Edge-native deployment — All of this runs across 300+ global edge locations. Adding a classification layer (semantic or programmatic) is only practical if the gateway itself is fast. Processing policies close to your users keeps the overhead manageable.
GitOps-first workflow — Policies are code committed to your repository, reviewed in pull requests, and deployed through branch previews. When Kong says “train your gateway with embeddings,” Zuplo says “commit your policy to Git.”
Conclusion
Semantic gateway policies represent a genuine architectural innovation for handling unstructured AI traffic.
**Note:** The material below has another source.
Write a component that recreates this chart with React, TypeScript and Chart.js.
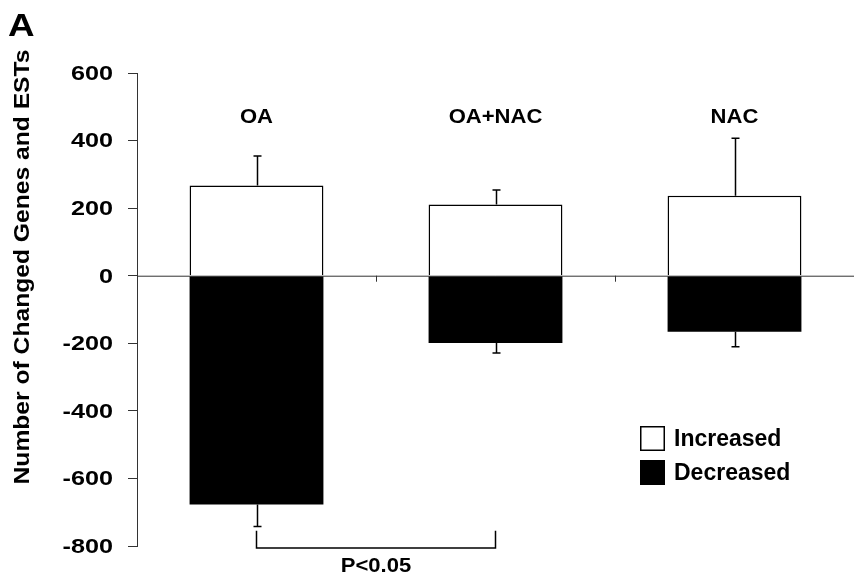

Vector embeddings can recognize meaning in ways that keyword matching cannot, and that capability will find its place in the AI infrastructure stack.
But “semantic” is not a synonym for “better.” The right question is where semantic classification belongs in your governance architecture and where explicit, programmatic logic is the safer choice.
For caching, semantic similarity is a natural fit — the failure mode is acceptable and the performance gains are real. For security and compliance decisions, programmatic policies remain more appropriate because they are explainable, testable, and auditable in ways that vector similarity matching is not.
The most durable architectures will combine both: semantic signals informing programmatic decisions, with semantic caching handling the performance layer independently. Zuplo’s toolset is designed for exactly this — giving you the primitives to build the right combination for your traffic patterns and compliance requirements.